In December, 1899, a wooden, two-room building that was to become the Old Hyde Park Art Center was built at 705 DeLeon Street and used temporarily as a school while a permanent red-brick building, called the new Hyde Park Grammar School, was constructed, at 502 South Boulevard and completed in October 1903. This elementary school replaced the Hyde Park Grammar School, which had been built in 1889 at the southwest corner of Platt Street and Magnolia Ave.
South Boulevard was Tampa’s western city limit and many people protested about “locating such a fine structure out in the wilderness”. It was the first public school west of the Hillsborough Rive. This area was largely orange groves and pastures for dairy cattle.
In 1914, the frame building was turned into a lunchroom, and the first hot lunch program in the counts was instituted. Parents served the food and hired a cook to prepare it. Cost was five cents a plate.
The following year, on August 2, the name of the brick building was changed to the John B. Gorrie Elementary School to honor Dr. Gorrie of Apalachicola, who invested the first ice-making machine while seeking cooling treatment for malaria patients in 1845. He died in 1855.
In July 1922, the wooden building became the Hyde Park Branch Library – the first for a public school in Hillsborough County.
Sometime prior to 1936, a school called the English Classical School, which was located at 705 Swann Avenue, burned down and the area cleared.
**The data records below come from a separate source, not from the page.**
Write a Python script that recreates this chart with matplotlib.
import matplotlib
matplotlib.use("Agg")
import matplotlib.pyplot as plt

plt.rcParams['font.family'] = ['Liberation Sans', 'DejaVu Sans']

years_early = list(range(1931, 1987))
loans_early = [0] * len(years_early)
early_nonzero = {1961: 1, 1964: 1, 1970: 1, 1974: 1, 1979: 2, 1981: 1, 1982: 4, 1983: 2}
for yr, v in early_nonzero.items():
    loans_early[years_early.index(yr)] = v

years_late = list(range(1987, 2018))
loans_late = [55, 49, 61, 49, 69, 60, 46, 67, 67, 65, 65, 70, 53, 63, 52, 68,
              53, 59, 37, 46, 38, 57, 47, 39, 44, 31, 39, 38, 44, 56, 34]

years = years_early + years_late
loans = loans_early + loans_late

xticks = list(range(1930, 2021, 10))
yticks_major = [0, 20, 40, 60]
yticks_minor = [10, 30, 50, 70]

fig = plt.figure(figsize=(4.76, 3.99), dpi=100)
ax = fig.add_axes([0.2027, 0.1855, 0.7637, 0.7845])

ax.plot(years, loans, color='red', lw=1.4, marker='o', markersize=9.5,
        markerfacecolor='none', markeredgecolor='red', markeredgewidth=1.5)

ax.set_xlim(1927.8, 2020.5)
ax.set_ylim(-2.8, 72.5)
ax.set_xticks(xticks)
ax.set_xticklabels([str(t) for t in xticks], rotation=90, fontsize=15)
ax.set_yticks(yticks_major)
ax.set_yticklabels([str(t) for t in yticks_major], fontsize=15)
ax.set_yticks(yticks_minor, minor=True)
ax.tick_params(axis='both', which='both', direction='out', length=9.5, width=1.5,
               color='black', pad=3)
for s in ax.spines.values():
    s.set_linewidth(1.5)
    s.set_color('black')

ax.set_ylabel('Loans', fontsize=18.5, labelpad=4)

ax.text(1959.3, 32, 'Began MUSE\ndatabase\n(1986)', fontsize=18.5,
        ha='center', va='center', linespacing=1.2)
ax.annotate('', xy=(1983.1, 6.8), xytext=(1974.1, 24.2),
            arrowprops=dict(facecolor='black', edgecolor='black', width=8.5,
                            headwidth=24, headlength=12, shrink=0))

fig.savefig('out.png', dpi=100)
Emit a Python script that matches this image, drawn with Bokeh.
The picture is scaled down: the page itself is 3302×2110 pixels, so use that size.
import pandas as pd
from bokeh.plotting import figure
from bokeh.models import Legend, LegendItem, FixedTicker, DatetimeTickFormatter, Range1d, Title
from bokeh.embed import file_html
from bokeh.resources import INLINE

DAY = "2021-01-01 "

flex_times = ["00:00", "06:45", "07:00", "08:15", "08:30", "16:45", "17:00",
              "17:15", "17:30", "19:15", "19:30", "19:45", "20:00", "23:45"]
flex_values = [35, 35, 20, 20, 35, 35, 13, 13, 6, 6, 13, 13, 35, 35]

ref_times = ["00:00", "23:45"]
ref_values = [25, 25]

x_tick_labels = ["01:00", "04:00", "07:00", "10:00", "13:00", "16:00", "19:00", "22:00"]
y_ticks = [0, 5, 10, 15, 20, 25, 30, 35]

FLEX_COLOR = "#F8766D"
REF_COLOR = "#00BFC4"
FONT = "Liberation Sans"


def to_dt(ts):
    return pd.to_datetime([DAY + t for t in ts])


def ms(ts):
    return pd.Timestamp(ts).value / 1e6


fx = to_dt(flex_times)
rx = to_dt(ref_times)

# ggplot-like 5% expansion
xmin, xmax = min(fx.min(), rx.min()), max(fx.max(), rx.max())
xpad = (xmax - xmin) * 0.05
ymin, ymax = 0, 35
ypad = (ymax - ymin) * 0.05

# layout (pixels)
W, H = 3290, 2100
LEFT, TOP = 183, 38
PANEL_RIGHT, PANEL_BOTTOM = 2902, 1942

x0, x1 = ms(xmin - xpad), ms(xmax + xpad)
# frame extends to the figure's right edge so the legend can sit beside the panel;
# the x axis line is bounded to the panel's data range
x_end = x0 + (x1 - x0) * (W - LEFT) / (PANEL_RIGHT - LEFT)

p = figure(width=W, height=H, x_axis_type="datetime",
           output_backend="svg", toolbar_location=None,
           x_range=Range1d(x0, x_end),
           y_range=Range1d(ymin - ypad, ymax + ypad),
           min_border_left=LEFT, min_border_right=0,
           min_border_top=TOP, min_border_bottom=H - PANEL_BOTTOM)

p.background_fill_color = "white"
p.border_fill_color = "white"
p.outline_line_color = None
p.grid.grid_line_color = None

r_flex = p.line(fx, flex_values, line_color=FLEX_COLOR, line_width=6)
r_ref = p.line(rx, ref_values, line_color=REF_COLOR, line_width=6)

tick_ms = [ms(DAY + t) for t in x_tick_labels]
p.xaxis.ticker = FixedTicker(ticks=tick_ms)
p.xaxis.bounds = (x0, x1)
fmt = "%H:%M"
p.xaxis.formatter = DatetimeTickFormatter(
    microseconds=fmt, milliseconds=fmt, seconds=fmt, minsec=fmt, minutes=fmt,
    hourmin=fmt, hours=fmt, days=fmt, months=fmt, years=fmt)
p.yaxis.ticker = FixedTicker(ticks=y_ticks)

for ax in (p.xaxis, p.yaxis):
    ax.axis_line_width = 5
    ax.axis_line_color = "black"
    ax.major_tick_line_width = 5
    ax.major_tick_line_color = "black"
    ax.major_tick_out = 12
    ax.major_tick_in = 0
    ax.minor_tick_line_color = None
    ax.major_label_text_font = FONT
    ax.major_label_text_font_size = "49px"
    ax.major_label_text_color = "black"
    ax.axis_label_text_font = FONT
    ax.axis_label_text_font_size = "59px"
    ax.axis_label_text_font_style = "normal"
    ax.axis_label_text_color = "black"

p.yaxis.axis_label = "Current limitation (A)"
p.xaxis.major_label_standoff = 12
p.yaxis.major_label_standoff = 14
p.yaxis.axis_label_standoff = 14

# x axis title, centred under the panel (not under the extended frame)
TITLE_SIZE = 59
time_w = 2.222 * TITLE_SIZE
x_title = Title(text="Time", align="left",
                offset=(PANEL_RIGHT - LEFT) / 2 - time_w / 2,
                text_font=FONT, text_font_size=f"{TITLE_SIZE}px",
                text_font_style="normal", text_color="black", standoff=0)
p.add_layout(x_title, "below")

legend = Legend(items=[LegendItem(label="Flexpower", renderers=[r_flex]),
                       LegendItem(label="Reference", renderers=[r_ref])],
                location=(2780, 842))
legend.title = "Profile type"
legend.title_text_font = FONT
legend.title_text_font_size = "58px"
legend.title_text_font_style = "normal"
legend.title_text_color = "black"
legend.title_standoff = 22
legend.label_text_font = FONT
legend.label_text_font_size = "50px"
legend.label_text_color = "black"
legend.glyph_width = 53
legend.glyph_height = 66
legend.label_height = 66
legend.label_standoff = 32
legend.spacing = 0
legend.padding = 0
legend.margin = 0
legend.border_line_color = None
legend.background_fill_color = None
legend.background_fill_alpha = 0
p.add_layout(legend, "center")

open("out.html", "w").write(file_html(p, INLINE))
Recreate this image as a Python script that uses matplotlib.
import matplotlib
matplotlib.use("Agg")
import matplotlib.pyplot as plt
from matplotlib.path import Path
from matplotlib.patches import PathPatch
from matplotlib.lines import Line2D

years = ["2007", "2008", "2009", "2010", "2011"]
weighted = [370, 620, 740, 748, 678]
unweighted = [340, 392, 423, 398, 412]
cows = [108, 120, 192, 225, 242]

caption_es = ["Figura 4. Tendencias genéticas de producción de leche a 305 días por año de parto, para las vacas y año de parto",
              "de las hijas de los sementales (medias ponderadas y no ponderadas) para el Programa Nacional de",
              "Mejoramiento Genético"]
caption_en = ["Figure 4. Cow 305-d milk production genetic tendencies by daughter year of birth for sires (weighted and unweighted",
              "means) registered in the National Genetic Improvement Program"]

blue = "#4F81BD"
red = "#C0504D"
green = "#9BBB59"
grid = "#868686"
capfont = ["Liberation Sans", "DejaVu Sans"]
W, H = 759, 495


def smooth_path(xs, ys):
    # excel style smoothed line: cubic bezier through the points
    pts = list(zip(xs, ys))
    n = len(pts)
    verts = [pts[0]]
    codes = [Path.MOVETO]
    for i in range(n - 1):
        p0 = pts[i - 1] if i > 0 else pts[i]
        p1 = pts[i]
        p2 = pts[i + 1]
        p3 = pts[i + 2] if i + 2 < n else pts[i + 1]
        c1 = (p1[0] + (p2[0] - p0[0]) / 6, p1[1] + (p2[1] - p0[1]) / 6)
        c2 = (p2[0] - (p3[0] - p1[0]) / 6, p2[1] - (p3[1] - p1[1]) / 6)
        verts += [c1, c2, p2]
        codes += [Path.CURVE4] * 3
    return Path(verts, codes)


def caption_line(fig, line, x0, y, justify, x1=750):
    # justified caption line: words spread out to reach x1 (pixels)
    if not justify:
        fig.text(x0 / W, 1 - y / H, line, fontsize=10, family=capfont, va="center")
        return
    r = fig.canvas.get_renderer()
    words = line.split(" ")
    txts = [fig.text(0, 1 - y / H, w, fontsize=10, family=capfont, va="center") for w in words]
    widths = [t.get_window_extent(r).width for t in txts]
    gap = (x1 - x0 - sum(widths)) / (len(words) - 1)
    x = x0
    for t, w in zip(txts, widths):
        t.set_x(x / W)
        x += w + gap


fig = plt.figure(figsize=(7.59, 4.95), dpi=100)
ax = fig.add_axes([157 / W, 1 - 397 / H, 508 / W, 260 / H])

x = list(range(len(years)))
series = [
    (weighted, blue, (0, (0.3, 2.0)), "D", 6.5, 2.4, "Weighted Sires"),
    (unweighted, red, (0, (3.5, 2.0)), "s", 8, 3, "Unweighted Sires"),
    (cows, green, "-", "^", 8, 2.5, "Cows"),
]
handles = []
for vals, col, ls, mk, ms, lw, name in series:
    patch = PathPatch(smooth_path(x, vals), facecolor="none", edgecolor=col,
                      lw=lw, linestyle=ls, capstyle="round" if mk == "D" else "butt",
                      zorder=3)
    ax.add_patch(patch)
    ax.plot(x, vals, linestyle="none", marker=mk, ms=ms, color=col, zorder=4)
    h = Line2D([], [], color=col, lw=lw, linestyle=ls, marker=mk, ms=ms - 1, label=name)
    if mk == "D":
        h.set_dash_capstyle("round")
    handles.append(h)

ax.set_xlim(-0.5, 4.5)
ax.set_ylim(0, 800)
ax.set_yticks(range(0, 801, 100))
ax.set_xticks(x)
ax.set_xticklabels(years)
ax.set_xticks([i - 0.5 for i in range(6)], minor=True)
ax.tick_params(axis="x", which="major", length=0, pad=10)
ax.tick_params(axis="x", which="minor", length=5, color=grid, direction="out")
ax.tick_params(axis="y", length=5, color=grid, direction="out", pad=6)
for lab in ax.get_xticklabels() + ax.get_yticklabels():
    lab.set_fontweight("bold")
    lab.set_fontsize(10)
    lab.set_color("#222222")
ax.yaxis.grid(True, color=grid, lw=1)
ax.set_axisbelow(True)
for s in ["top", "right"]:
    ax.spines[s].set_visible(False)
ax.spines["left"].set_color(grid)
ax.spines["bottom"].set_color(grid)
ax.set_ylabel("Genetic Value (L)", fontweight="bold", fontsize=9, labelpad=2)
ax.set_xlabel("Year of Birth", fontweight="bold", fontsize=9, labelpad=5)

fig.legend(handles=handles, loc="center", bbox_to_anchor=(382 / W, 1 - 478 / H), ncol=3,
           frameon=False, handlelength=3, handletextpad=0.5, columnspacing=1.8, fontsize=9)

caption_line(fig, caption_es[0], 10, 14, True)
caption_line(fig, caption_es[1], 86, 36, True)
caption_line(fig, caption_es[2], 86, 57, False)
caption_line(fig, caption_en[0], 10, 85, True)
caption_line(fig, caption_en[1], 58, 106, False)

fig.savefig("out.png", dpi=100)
In 1936, the wooden building was moved from South Boulevard to its present location, where it served as the Tampa Public Library, Hyde Park Branch, until August 23, 1968, when the City closed it.
In October 1968, the Tampa Realistic Artists, Inc. (TRA), which was founded in 1956, negotiated with the City to lease the building as an art gallery, naming it the Old Hyde Park Art Center. As of August 15, 1969, TRA took over the building at 705 Swann. Formal opening of the renovated building was October 19, 1969. In 1979, TRA arranged to purchase the building for $15, 000, which was repaid at $5,000 a year of three years. By June 27, 1982, officers Harry Blank, Treasurer, and Gary Ennis, President, held a mortgage-burning celebration.